The conference was at Calvary chapel, Pearl Harbor, a fairly large church located in a strip mall. I met so many friendly leaders.
And the music during the opening was appropriately Hawaiian! Such fun.
The next morning we were able to attend the service at Hawaii Kai. (I love saying Hawaii Kai!) Good service and more friendly people.
In fact, afterwards, one of the men took us out to lunch at the Maona Cafe – a popular breakfast place in Hawaii Kai. He told us that there is always a wait.
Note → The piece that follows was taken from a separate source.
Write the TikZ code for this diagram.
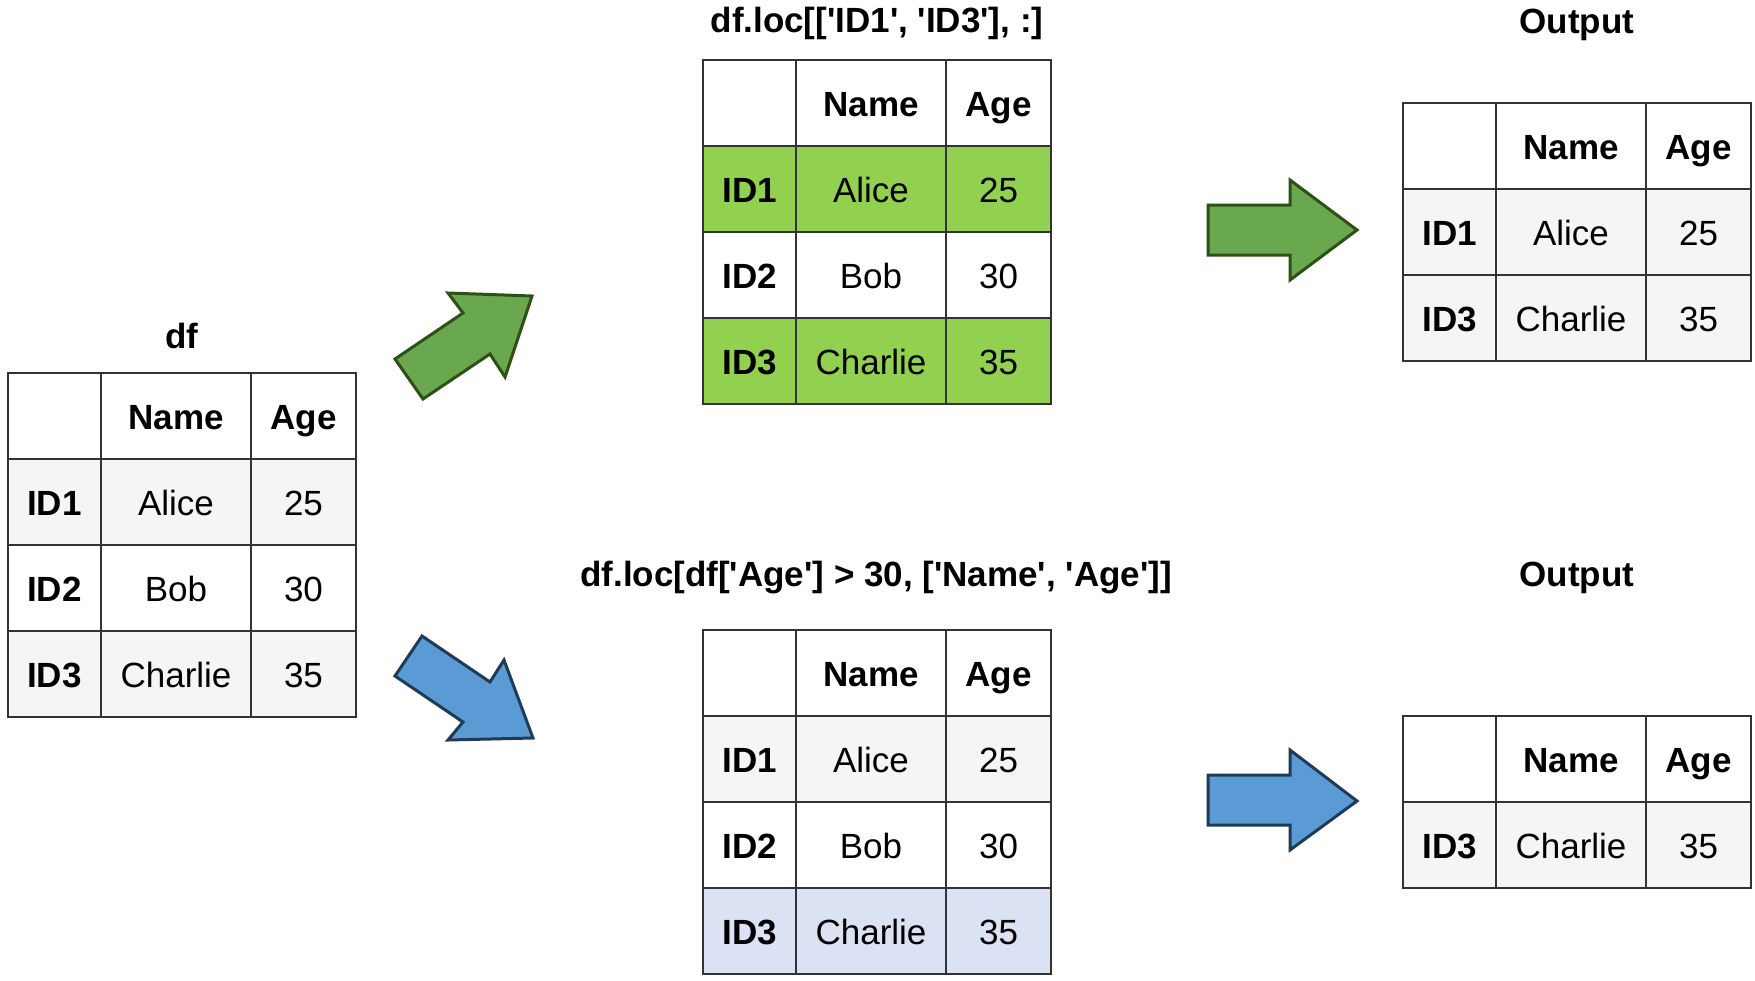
\documentclass[tikz,border=0pt]{standalone}
\usepackage{fontspec}
\setmainfont{Liberation Sans}[Ligatures=TeXOff]
\definecolor{gridc}{HTML}{333333}
\definecolor{rowgray}{HTML}{F5F5F5}
\definecolor{rowgreen}{HTML}{92D050}
\definecolor{rowblue}{HTML}{DAE2F3}
\definecolor{grfill}{HTML}{6AA84F}
\definecolor{grline}{HTML}{2D5016}
\definecolor{blfill}{HTML}{5B9BD5}
\definecolor{blline}{HTML}{1F3B57}
\tikzset{
  cell/.style={draw=gridc, line width=1pt, minimum height=43pt, inner sep=0pt,
    text height=13.5pt, text depth=0pt, anchor=center, font=\fontsize{17.5}{21}\selectfont},
  boldcell/.style={font=\fontsize{17.5}{21}\selectfont\bfseries},
  ca/.style={cell, minimum width=46.5pt, boldcell},
  cb/.style={cell, minimum width=75pt},
  cc/.style={cell, minimum width=52.5pt},
  titletext/.style={anchor=base, inner sep=0pt, font=\fontsize{17.5}{21}\selectfont\bfseries},
  garrow/.style={fill=grfill, draw=grline, line width=1.5pt, line join=miter},
  barrow/.style={fill=blfill, draw=blline, line width=1.5pt, line join=miter}
}
\newcommand{\dftable}[4]{%
  \node[ca, fill=white] (#1-0-1) at (#2+46.5,#3+43) {};
  \node[cb, fill=white, boldcell] (#1-0-2) at (#2+168,#3+43) {Name};
  \node[cc, fill=white, boldcell] (#1-0-3) at (#2+295.5,#3+43) {Age};
  \foreach \vf/\vid/\vname/\vage [count=\vr] in {#4} {
    \node[ca, fill=\vf] (#1-\vr-1) at (#2+46.5,#3+43+86*\vr) {\vid};
    \node[cb, fill=\vf] (#1-\vr-2) at (#2+168,#3+43+86*\vr) {\vname};
    \node[cc, fill=\vf] (#1-\vr-3) at (#2+295.5,#3+43+86*\vr) {\vage};
  }%
}
\begin{document}
\begin{tikzpicture}[x=0.5pt,y=-0.5pt]
\useasboundingbox[fill=white] (0,0) rectangle (1755,980);

% titles
\node[titletext] (tdf) at (182,348) {df};
\node[titletext] (tq1) at (877,32) {df.loc[['ID1', 'ID3'], :]};
\node[titletext] (to1) at (1577,33) {Output};
\node[titletext] (tq2) at (876,586) {df.loc[df['Age'] > 30, ['Name', 'Age']]};
\node[titletext] (to2) at (1577,586) {Output};

% tables
\dftable{df}{8}{373}{rowgray/ID1/Alice/25, white/ID2/Bob/30, rowgray/ID3/Charlie/35}
\dftable{qa}{703}{60}{rowgreen/ID1/Alice/25, white/ID2/Bob/30, rowgreen/ID3/Charlie/35}
\dftable{qb}{703}{630}{rowgray/ID1/Alice/25, white/ID2/Bob/30, rowblue/ID3/Charlie/35}
\dftable{oa}{1403}{103}{rowgray/ID1/Alice/25, rowgray/ID3/Charlie/35}
\dftable{ob}{1403}{716}{rowgray/ID3/Charlie/35}

% block arrows
\draw[garrow] (395,359) -- (463,313) -- (448,293) -- (532,296) -- (505,377) -- (490,354) -- (423,399) -- cycle;
\draw[barrow] (422,636) -- (490,682) -- (504,660) -- (533,738) -- (448,740) -- (463,722) -- (395,676) -- cycle;
\draw[garrow] (1208,205) -- (1290,205) -- (1290,180) -- (1357,230) -- (1290,280) -- (1290,255) -- (1208,255) -- cycle;
\draw[barrow] (1208,775) -- (1290,775) -- (1290,750) -- (1357,801) -- (1290,850) -- (1290,825) -- (1208,825) -- cycle;
\end{tikzpicture}
\end{document}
I had a super delicious strawberry waffle and good conversation.
That afternoon we visited two Awana clubs in two different areas and once again, I had the opportunity to meet great people. (I took a lot of pictures but can’t post them because of privacy restrictions.)
But here is the Game Square for one of the churches.
One night we drove through Wakiki – which is a part of Honolulu best known for its beaches. But Wakiki is also an area of city lights, upscale stores – think Michigan Avenue in Chicago.
The night we drove through the area, the roads were semi-empty because some of them were blocked off for a festival. However, the sidewalks were packed with people. I mean, we kind of wondered how they could walk there were so many of them. You can’t really tell from the video because a lot of the people were back off the sidewalks a little – but one corner must’ve had 500 people standing on it.
I didn’t get a great picture since I took it out of the car window at night – but the red and blue building is the Aloha Tower which is actually a lighthouse that can be seen 15 miles from shore, an iconic symbol of Hawaii.
Some people say that like the Statue of Liberty welcomes people on the East Coast, so the Aloha Tower welcomes people into Hawaii.
The tower was built in 1926 and up into the 60s was the tallest building on the islands. Now, it is being redeveloped by the Hawaii Pacific University as a residence hall.
(Ok, interesting sidenote – Honolulu ranks seventh as US cities with most high rises.)
During World War II, the military protected the tower and in fact, painted it in camouflage colors and turned off the light so it could not be seen. Finally, in the late 40s it was sandblasted back to its original color.